Independent’s betrayal long forgiven

23 January 2015

Independents betraying their constituencies – times beyond counting would people have heard this sort of characterisation attributed to Rob Oakeshott and Tony Windsor, for three years beyond September 2010.  Hitherto most people, except within their constituencies and perhaps neighbouring ones, wouldn’t have heard of these two men, both Independent MPs from regional New South Wales.  They hit the headlines in late August 2010, when Australians failed to elect a majority government for the first time in decades, leaving these two men among several MPs with the power to decide on who’d govern the country.

Probably few people thought that Oakeshott and Windsor, both one-time members of the National Party, would support the Labor Party in a hung parliament.  Besides being ex-Nationals, both represented areas where voters were more likely to prefer the Nationals to Labor.  But more than a fortnight after the election, which was so late in August that the counting of votes stretched into September, the two ex-Nationals ultimately decided to give Labor the necessary support to form government.  And the vitriol, especially from conservative commentators brooding over Labor’s narrow escape from defeat, began at once and went on for three years, until both Oakeshott and Windsor retired from politics in 2013.

You might think that the actions in 2010 of Oakeshott and Windsor, in arguably going against the wishes of their constituencies and allowing Labor to govern, were unprecedented in Australian political history.  But you’d be wrong.

Over a decade earlier, during the 1990s, Independents in the State Parliament of Queensland did the same thing as Oakeshott and Windsor, albeit on separate occasions.  The first of these Independents was Liz Cunningham of Gladstone, normally a Labor-leaning region.  She entered Parliament in 1995, at an election which the Goss Labor Government almost lost, against expectations.  Wayne Goss had been very popular as Queensland Premier since 1989, but a surprise against Labor left Goss with a one-seat majority.  The following year, when Labor lost one of its seats in a by-election and was left deadlocked with the Coalition on forty-four seats apiece, the new balance-of-power MP Cunningham arguably went against the wishes of her constituents and gave her support to the Coalition, thereby tipping Goss and Labor out of office.

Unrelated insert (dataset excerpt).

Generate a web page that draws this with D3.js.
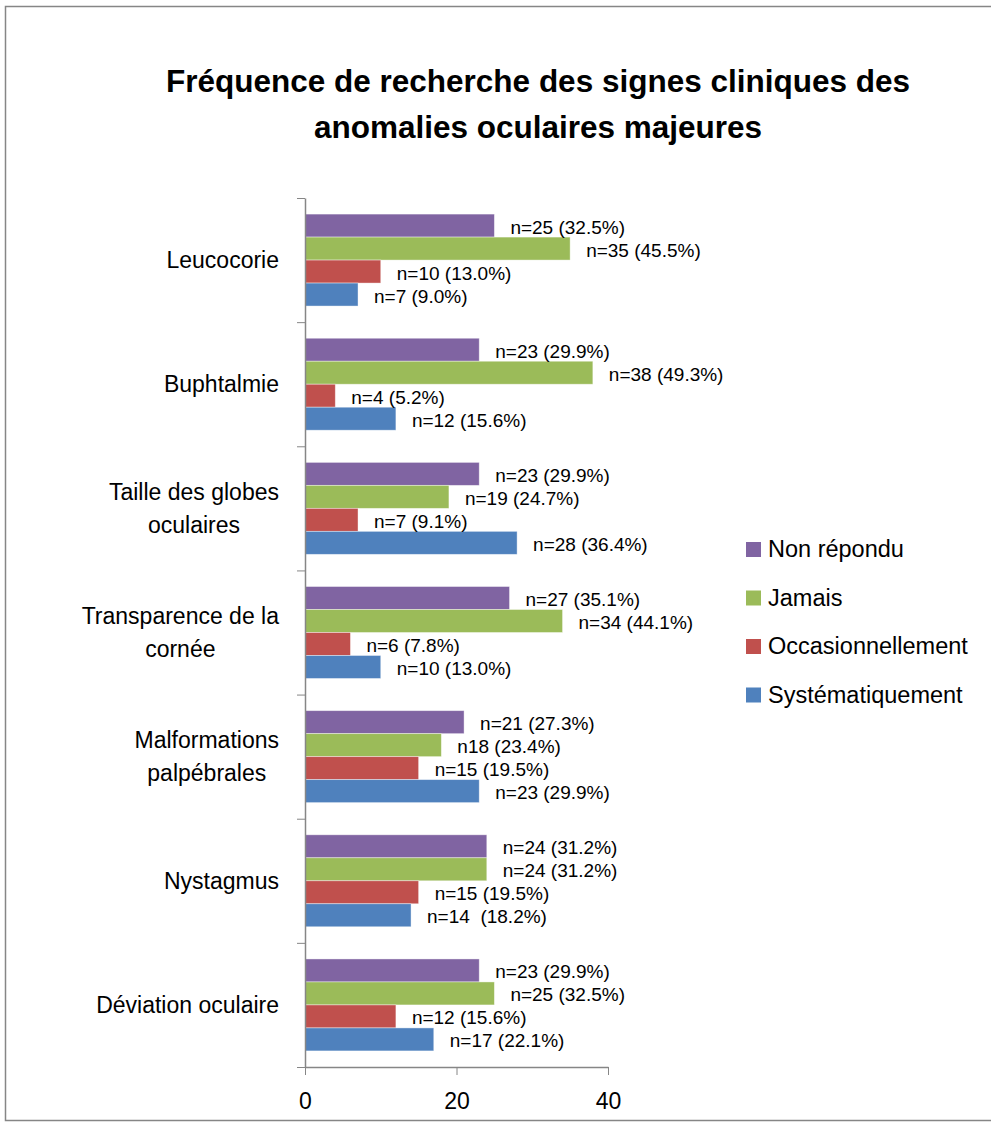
<!DOCTYPE html>
<html>
<head>
<meta charset="utf-8">
<script src="https://cdn.jsdelivr.net/npm/d3@7"></script>
<style>
  body { margin: 0; background: #fff; }
  text { font-family: "Liberation Sans", Arial, sans-serif; fill: #000; }
  .axis path, .axis line { stroke: #868686; }
  .lbl { white-space: pre; }
</style>
</head>
<body>
<script>
// categories (top to bottom), each split in display lines
var categories = [
  ["Leucocorie"],
  ["Buphtalmie"],
  ["Taille des globes", "oculaires"],
  ["Transparence de la", "cornée"],
  ["Malformations", "palpébrales"],
  ["Nystagmus"],
  ["Déviation oculaire"]
];

var seriesNames = ["Non répondu", "Jamais", "Occasionnellement", "Systématiquement"];
var seriesColors = ["#8064A2", "#9BBB59", "#C0504D", "#4F81BD"];

var nonRepondu = [25, 23, 23, 27, 21, 24, 23];
var jamais = [35, 38, 19, 34, 18, 24, 25];
var occasionnellement = [10, 4, 7, 6, 15, 15, 12];
var systematiquement = [7, 12, 28, 10, 23, 14, 17];

var nonRepondu_lbl = ["n=25 (32.5%)", "n=23 (29.9%)", "n=23 (29.9%)", "n=27 (35.1%)", "n=21 (27.3%)", "n=24 (31.2%)", "n=23 (29.9%)"];
var jamais_lbl = ["n=35 (45.5%)", "n=38 (49.3%)", "n=19 (24.7%)", "n=34 (44.1%)", "n18 (23.4%)", "n=24 (31.2%)", "n=25 (32.5%)"];
var occasionnellement_lbl = ["n=10 (13.0%)", "n=4 (5.2%)", "n=7 (9.1%)", "n=6 (7.8%)", "n=15 (19.5%)", "n=15 (19.5%)", "n=12 (15.6%)"];
var systematiquement_lbl = ["n=7 (9.0%)", "n=12 (15.6%)", "n=28 (36.4%)", "n=10 (13.0%)", "n=23 (29.9%)", "n=14  (18.2%)", "n=17 (22.1%)"];

var xTicks = [0, 20, 40];
var titleLines = ["Fréquence de recherche des signes cliniques des", "anomalies oculaires majeures"];

var seriesValues = [nonRepondu, jamais, occasionnellement, systematiquement];
var seriesLabels = [nonRepondu_lbl, jamais_lbl, occasionnellement_lbl, systematiquement_lbl];

var W = 991, H = 1122;
var plot = {left: 305, right: 608, top: 198, bottom: 1067};

var svg = d3.select("body").append("svg")
    .attr("width", W)
    .attr("height", H);

// outer frame
svg.append("rect")
    .attr("x", 5.5).attr("y", 6.5)
    .attr("width", 1000).attr("height", 1114)
    .attr("fill", "#fff")
    .attr("stroke", "#868686")
    .attr("stroke-width", 1.5);

// title
svg.append("text")
    .attr("text-anchor", "middle")
    .style("font-weight", "bold")
    .style("font-size", "31.5px")
    .selectAll("tspan")
    .data(titleLines)
    .enter().append("tspan")
    .attr("x", 538)
    .attr("y", function(d, i) { return 92 + i * 46; })
    .text(function(d) { return d; });

// scales
var catIdx = d3.range(categories.length);
var y = d3.scaleBand().domain(catIdx).range([plot.top, plot.bottom]);
var ySub = d3.scaleBand().domain(d3.range(seriesNames.length))
    .range([0, y.bandwidth()])
    .paddingOuter(0.7);
var x = d3.scaleLinear().domain([0, 40]).range([plot.left, plot.right]);

// bars
var groups = svg.selectAll(".grp")
    .data(catIdx)
    .enter().append("g")
    .attr("class", "grp")
    .attr("transform", function(i) { return "translate(0," + y(i) + ")"; });

groups.each(function(ci) {
    var g = d3.select(this);
    var rows = seriesNames.map(function(s, si) {
        return {si: si, v: seriesValues[si][ci], lbl: seriesLabels[si][ci]};
    });
    g.selectAll("rect")
        .data(rows)
        .enter().append("rect")
        .attr("x", x(0))
        .attr("y", function(d) { return ySub(d.si); })
        .attr("width", function(d) { return x(d.v) - x(0); })
        .attr("height", ySub.bandwidth())
        .attr("fill", function(d) { return seriesColors[d.si]; })
        .attr("stroke", "#fff")
        .attr("stroke-opacity", 0.5)
        .attr("stroke-width", 0.8);
    g.selectAll("text")
        .data(rows)
        .enter().append("text")
        .attr("class", "lbl")
        .attr("x", function(d) { return x(d.v) + 16; })
        .attr("y", function(d) { return ySub(d.si) + ySub.bandwidth() / 2 + 8; })
        .style("font-size", "19px")
        .text(function(d) { return d.lbl; });
});

// y axis: ticks between categories
var yEdge = d3.scaleLinear().domain([0, categories.length]).range([plot.top, plot.bottom]);
svg.append("g")
    .attr("class", "axis")
    .attr("transform", "translate(" + plot.left + ",0)")
    .call(d3.axisLeft(yEdge).tickValues(d3.range(categories.length + 1)).tickSize(8).tickSizeOuter(0).tickFormat(""))
    .select(".domain").attr("stroke-width", 1.5);

// category labels: block right-aligned, lines centred inside it
var catLabels = svg.selectAll(".cat")
    .data(catIdx)
    .enter().append("text")
    .attr("class", "cat")
    .style("font-size", "23px")
    .attr("text-anchor", "middle");

catLabels.each(function(ci) {
    var t = d3.select(this);
    var lines = categories[ci];
    var cy = y(ci) + y.bandwidth() / 2;
    var spans = t.selectAll("tspan").data(lines).enter().append("tspan")
        .attr("y", function(d, i) { return cy + 8 + (i - (lines.length - 1) / 2) * 33; })
        .text(function(d) { return d; });
    var maxW = 0;
    spans.each(function() { maxW = Math.max(maxW, this.getComputedTextLength()); });
    spans.attr("x", 279 - maxW / 2);
});

// x axis
var xAxisG = svg.append("g")
    .attr("class", "axis")
    .attr("transform", "translate(0," + plot.bottom + ")")
    .call(d3.axisBottom(x).tickValues(xTicks).tickSize(8).tickSizeOuter(0).tickPadding(18));
xAxisG.select(".domain").attr("stroke-width", 1.5);
xAxisG.attr("font-family", null).attr("font-size", null);
xAxisG.selectAll("text")
    .style("font-size", "23px")
    .attr("fill", "#000");

// legend
var legend = svg.selectAll(".leg")
    .data(seriesNames)
    .enter().append("g")
    .attr("class", "leg")
    .attr("transform", function(d, i) { return "translate(746," + (549 + i * 48.5) + ")"; });
legend.append("rect")
    .attr("x", 0).attr("y", -7)
    .attr("width", 15).attr("height", 15)
    .attr("fill", function(d, i) { return seriesColors[i]; });
legend.append("text")
    .attr("x", 22).attr("y", 8)
    .style("font-size", "23.5px")
    .text(function(d) { return d; });
</script>
</body>
</html>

Surely, in many people’s minds, Gladstone voters would revolt against Cunningham for her “betrayal” and throw her out at the next election, which ultimately came in 1998.  But they voted her back in.  And even at the election after that, in 2001, when Queensland voters swung back to Labor everywhere, Cunningham won Gladstone again.  Four elections on, she’s continued to hold her seat.  If she’d betrayed her constituents at first, clearly they’ve long forgiven her.

Now Cunningham is retiring at the next Queensland election, after nearly twenty years in Parliament.  I suspect that Gladstone voters will miss her.

As a footnote, in 1998 another Independent MP, Peter Wellington, did something similar to Cunningham.  Having won a seat on the Sunshine Coast from the Nationals in an election which produced a hung parliament, Wellington chose to give Labor support to take office.  Despite this betrayal, he’s held his State seat ever since.  Perhaps voters can forgive MPs for betraying them if they like what they see otherwise.